WHAT TO DO = Your task is to copy the lines between the line containing "Output the web" and the line containing "0.69, 0.10, 0];", counting both of those lines, and to emit nothing more.

RECORDS FOR THIS EXERCISE =
================================
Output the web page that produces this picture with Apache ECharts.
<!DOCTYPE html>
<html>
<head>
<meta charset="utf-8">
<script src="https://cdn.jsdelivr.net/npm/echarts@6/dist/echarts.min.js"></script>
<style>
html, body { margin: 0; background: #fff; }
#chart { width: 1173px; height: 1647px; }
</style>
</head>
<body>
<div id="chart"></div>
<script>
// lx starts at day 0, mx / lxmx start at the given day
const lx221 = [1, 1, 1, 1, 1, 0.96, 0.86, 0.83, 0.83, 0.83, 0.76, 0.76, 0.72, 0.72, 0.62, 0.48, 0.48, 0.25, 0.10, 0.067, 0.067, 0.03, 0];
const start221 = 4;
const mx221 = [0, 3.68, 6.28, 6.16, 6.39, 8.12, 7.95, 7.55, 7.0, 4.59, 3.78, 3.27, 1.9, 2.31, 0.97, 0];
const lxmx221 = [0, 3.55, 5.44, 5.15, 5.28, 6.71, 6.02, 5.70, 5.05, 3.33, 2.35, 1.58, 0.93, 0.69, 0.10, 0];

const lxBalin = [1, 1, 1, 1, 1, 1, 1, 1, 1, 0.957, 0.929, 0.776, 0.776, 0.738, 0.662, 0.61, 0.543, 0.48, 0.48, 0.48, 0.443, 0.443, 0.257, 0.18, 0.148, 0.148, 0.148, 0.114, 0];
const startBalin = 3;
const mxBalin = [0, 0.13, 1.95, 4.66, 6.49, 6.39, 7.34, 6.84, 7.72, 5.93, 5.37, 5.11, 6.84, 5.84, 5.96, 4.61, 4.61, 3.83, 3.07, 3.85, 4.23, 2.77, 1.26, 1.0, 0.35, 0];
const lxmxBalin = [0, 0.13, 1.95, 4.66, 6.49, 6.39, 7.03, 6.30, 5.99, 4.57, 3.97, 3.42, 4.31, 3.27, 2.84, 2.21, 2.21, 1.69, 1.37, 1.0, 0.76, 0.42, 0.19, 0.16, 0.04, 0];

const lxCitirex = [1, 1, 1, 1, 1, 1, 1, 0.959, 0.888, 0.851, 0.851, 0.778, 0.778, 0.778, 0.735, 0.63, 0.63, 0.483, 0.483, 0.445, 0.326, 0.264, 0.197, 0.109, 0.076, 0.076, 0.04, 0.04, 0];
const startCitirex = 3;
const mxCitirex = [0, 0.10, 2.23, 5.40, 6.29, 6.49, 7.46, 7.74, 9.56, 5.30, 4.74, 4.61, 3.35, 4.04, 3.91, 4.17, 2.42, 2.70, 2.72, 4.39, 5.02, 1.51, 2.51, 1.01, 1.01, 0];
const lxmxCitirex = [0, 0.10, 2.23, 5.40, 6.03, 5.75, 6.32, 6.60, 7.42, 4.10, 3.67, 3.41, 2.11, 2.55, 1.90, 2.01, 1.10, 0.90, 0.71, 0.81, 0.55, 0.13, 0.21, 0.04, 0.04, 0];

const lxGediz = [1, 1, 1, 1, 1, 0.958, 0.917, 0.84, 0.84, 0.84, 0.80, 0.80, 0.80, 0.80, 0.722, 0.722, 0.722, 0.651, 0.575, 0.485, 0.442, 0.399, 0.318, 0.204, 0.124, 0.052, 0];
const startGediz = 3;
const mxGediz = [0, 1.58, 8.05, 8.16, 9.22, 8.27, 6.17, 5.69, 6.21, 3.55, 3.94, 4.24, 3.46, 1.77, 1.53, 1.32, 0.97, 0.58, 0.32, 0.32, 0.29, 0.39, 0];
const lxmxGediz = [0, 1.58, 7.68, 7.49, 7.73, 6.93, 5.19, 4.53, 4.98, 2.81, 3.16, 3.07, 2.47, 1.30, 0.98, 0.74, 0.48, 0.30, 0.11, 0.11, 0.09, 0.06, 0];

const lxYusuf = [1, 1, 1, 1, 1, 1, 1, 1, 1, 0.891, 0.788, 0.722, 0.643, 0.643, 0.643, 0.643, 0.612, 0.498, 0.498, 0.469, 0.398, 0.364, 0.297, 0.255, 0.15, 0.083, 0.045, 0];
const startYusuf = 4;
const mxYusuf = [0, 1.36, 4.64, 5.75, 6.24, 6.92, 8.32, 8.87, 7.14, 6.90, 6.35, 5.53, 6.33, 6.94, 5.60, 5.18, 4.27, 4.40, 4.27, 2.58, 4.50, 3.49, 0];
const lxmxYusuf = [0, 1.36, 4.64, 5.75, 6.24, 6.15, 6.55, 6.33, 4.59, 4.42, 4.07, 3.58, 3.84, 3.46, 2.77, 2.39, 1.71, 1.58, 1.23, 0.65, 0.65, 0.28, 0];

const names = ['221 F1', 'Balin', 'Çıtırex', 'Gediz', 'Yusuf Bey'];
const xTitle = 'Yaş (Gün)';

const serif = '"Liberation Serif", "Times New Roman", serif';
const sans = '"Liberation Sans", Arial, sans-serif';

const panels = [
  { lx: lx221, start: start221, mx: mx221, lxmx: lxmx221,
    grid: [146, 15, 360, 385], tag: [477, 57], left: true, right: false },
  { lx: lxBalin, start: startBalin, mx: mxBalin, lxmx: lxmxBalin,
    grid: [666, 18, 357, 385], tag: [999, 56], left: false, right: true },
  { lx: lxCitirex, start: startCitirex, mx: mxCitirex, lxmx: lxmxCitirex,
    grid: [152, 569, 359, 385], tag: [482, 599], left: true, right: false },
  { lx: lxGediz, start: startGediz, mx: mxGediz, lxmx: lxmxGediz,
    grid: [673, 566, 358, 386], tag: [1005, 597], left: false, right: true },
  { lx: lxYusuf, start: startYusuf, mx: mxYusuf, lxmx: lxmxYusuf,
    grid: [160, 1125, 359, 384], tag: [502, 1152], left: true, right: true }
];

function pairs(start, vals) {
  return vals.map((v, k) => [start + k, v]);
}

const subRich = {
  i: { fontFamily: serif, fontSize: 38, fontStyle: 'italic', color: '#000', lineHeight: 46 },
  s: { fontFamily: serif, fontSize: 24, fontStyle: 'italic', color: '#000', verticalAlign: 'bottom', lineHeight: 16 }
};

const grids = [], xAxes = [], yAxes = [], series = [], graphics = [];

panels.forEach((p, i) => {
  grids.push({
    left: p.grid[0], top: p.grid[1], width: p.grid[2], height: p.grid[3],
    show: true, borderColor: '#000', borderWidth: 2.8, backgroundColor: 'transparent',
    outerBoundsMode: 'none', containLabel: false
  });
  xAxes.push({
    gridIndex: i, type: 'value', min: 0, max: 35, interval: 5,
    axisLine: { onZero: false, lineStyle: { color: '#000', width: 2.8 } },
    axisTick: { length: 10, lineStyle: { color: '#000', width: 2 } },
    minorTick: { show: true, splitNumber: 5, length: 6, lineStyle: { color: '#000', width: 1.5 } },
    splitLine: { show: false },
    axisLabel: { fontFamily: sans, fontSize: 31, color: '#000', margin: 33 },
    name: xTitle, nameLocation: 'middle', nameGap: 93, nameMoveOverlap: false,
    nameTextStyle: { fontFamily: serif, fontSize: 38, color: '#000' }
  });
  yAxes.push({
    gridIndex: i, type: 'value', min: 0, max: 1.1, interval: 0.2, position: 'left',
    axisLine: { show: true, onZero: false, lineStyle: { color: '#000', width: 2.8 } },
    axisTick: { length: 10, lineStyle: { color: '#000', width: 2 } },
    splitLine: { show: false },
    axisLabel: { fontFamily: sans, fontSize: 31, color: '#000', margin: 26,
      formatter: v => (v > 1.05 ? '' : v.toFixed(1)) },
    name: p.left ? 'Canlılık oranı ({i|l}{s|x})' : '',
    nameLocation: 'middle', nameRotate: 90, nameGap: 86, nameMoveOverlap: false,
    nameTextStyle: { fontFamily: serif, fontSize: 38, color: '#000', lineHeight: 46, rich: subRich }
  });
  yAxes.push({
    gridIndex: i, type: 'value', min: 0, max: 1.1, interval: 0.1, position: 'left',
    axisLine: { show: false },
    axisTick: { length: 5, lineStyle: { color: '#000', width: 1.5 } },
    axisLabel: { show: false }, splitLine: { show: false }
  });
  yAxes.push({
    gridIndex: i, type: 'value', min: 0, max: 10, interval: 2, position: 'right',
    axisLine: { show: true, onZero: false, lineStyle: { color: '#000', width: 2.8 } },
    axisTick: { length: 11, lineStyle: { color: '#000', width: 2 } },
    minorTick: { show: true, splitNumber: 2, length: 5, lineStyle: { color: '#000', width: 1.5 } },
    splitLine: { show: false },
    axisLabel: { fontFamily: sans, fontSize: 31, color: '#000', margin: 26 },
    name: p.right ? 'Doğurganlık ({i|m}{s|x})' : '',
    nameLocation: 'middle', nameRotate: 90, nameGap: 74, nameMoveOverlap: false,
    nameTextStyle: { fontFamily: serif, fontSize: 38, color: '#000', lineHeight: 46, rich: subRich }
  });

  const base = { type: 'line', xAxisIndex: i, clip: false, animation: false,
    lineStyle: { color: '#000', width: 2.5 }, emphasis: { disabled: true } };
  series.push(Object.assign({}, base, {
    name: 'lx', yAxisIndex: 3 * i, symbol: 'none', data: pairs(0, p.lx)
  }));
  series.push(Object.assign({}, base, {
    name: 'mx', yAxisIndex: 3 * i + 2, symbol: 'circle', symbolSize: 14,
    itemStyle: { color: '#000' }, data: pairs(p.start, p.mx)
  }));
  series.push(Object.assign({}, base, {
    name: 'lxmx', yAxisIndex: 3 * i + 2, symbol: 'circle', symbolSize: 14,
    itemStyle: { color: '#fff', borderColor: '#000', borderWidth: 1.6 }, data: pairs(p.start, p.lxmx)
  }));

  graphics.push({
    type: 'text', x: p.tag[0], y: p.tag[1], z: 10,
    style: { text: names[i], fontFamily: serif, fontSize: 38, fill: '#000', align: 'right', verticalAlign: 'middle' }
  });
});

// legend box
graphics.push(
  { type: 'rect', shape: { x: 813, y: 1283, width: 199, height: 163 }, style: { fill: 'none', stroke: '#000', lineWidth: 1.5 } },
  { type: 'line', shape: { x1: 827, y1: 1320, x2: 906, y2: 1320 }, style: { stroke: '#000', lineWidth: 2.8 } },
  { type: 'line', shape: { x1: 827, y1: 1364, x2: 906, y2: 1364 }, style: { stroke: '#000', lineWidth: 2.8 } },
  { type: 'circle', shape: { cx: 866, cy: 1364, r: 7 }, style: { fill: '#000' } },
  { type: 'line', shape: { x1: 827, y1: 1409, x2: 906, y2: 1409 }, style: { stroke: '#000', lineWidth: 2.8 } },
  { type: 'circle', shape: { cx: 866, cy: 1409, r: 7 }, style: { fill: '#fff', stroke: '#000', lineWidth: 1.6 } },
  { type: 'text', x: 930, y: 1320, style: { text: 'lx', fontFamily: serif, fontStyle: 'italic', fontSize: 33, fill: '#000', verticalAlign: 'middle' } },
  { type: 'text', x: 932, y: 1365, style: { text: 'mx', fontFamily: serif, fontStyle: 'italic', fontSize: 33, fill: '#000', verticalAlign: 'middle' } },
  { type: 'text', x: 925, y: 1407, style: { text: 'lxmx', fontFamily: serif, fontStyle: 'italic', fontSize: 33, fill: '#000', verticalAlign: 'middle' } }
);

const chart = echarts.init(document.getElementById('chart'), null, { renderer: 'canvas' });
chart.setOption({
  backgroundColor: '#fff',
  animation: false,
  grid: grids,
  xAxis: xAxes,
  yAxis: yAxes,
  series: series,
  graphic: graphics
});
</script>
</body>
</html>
================================
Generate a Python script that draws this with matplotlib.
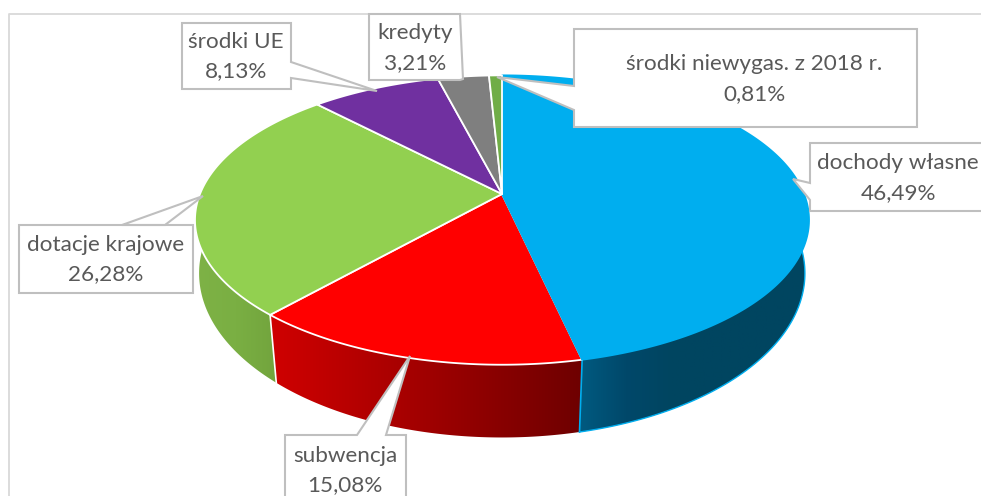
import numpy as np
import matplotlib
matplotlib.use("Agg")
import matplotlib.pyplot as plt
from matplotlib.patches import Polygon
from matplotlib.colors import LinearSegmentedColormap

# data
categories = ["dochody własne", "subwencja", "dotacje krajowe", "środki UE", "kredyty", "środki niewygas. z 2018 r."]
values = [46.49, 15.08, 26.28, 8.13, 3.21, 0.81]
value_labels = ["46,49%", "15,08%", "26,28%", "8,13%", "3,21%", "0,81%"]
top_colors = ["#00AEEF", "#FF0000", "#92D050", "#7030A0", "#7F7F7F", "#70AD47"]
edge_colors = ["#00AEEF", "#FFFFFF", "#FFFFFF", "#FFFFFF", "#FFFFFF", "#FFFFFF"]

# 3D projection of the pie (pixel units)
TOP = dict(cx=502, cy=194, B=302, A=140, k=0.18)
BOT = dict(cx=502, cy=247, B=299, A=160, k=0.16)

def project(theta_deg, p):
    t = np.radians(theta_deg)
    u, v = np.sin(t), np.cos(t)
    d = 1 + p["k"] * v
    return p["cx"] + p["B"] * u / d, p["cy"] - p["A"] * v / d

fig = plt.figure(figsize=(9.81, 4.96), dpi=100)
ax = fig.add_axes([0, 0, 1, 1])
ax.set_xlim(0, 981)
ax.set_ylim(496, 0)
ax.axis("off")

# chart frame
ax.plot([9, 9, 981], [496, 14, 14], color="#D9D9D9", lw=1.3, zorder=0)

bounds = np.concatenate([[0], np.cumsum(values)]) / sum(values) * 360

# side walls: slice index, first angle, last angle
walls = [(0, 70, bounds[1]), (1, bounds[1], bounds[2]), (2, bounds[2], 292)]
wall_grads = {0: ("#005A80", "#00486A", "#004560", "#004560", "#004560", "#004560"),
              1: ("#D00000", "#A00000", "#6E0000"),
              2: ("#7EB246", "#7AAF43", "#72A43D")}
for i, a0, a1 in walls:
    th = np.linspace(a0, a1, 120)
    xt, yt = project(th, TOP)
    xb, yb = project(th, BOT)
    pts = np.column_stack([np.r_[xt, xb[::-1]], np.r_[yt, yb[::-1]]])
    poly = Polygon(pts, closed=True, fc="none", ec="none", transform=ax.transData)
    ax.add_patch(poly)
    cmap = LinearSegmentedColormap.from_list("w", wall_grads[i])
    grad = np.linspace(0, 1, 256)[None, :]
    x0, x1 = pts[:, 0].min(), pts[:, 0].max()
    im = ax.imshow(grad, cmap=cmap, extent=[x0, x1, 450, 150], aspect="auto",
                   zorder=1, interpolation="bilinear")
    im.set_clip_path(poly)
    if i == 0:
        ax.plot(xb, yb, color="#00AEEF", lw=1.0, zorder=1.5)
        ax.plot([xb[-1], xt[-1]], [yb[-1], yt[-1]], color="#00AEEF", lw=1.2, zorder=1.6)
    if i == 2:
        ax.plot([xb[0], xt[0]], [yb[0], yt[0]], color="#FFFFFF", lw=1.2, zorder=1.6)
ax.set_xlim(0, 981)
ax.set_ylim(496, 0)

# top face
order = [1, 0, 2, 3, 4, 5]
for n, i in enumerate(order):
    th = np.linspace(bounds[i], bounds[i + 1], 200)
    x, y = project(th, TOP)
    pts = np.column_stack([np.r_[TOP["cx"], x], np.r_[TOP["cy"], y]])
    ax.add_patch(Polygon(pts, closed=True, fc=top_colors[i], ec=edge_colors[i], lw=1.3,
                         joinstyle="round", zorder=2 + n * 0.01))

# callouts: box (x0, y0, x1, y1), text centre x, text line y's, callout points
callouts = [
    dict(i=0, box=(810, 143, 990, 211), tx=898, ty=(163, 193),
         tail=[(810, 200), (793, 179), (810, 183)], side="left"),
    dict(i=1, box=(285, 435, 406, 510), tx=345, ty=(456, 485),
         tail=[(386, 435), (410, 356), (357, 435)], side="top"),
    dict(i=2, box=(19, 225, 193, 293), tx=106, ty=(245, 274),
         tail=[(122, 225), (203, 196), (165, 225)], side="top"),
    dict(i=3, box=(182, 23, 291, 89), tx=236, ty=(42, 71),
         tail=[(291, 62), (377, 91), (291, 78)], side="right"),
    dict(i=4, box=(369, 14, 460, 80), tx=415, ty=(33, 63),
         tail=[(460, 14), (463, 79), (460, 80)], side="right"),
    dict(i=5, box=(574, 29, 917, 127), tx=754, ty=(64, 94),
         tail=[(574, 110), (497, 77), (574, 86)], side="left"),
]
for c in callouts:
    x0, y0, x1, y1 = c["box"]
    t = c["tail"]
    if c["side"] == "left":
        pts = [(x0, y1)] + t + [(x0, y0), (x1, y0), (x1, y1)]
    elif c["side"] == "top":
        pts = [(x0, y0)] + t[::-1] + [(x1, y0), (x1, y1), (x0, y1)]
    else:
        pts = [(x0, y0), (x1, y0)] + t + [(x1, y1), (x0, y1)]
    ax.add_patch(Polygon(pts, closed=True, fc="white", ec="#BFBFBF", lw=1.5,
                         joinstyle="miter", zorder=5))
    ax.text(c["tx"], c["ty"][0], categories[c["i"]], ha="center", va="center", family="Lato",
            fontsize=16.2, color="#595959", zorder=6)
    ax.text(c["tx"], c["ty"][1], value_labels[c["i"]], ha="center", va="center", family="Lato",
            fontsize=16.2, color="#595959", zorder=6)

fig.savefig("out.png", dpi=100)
================================
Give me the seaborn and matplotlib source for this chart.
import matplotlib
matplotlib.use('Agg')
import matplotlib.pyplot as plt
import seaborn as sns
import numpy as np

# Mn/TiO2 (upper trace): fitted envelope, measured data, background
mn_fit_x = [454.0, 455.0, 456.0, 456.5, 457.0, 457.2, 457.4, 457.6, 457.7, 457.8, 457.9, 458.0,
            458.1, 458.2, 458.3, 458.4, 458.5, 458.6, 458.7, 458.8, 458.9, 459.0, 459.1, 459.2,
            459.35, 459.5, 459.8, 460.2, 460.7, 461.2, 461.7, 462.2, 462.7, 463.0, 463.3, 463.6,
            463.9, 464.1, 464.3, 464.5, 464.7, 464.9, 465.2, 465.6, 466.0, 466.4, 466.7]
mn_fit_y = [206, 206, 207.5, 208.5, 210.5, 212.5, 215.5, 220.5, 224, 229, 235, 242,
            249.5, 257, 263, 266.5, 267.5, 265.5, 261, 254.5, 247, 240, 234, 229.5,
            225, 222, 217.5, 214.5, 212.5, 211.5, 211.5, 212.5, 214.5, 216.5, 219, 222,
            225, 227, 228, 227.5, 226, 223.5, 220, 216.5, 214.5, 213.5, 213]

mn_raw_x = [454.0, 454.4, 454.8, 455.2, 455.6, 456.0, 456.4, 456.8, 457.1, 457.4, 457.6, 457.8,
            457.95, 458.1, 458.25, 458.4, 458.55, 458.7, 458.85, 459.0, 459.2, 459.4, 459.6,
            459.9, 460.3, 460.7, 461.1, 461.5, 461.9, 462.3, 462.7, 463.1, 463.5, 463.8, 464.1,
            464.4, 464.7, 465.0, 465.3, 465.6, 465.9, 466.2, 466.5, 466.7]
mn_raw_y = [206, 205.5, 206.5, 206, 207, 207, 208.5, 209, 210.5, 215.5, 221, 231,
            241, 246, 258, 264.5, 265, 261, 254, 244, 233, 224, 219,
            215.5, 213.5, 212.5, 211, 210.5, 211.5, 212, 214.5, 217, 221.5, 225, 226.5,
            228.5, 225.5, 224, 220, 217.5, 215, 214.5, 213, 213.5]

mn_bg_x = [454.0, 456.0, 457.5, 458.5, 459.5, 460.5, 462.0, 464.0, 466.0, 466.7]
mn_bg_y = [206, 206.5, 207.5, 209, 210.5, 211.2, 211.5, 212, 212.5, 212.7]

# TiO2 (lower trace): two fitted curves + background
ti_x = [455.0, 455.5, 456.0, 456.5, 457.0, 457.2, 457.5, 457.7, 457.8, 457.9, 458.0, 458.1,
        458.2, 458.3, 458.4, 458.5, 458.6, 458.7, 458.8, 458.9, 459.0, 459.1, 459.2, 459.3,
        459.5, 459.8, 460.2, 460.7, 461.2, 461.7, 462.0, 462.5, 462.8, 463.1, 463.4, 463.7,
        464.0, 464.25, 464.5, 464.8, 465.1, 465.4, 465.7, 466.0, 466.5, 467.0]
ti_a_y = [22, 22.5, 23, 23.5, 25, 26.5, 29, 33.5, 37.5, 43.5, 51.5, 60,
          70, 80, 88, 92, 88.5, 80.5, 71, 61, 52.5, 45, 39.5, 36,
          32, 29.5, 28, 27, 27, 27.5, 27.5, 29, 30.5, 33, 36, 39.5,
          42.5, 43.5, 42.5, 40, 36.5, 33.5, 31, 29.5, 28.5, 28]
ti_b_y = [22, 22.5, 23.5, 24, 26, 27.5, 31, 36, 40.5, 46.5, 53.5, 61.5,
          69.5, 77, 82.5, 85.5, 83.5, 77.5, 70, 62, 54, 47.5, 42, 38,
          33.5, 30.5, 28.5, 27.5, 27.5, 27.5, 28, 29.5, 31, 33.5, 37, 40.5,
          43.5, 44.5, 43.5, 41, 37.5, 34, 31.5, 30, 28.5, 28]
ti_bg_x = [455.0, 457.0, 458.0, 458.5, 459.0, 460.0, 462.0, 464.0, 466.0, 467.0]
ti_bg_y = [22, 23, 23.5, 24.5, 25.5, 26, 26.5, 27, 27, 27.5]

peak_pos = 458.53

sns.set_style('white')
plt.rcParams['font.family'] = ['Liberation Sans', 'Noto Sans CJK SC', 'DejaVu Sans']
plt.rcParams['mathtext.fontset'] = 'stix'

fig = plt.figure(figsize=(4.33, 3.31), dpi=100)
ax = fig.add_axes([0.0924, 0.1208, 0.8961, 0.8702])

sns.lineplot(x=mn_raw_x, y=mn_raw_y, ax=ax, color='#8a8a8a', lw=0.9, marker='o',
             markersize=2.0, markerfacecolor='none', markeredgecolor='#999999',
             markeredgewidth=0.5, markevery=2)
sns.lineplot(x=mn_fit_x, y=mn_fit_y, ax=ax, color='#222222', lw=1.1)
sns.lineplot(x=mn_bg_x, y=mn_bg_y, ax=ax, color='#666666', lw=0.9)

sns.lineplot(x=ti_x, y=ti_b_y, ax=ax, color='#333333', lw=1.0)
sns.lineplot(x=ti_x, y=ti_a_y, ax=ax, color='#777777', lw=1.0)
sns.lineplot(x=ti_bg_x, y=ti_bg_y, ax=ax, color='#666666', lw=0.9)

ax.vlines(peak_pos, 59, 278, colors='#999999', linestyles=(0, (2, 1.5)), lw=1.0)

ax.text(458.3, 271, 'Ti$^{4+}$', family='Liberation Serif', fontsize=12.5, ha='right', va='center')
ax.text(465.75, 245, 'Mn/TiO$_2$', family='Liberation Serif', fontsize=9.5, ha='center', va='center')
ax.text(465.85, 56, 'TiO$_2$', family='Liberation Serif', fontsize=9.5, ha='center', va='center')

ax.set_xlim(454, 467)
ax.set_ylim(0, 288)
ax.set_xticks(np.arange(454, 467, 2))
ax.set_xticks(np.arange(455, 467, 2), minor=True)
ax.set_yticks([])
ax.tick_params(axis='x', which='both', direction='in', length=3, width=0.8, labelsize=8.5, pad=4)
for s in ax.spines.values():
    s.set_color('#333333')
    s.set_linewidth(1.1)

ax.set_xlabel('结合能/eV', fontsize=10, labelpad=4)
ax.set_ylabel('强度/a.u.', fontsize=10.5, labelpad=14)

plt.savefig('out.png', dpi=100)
================================
TASK RESULT =
Output the web page that produces this picture with Apache ECharts.
<!DOCTYPE html>
<html>
<head>
<meta charset="utf-8">
<script src="https://cdn.jsdelivr.net/npm/echarts@6/dist/echarts.min.js"></script>
<style>
html, body { margin: 0; background: #fff; }
#chart { width: 1173px; height: 1647px; }
</style>
</head>
<body>
<div id="chart"></div>
<script>
// lx starts at day 0, mx / lxmx start at the given day
const lx221 = [1, 1, 1, 1, 1, 0.96, 0.86, 0.83, 0.83, 0.83, 0.76, 0.76, 0.72, 0.72, 0.62, 0.48, 0.48, 0.25, 0.10, 0.067, 0.067, 0.03, 0];
const start221 = 4;
const mx221 = [0, 3.68, 6.28, 6.16, 6.39, 8.12, 7.95, 7.55, 7.0, 4.59, 3.78, 3.27, 1.9, 2.31, 0.97, 0];
const lxmx221 = [0, 3.55, 5.44, 5.15, 5.28, 6.71, 6.02, 5.70, 5.05, 3.33, 2.35, 1.58, 0.93, 0.69, 0.10, 0];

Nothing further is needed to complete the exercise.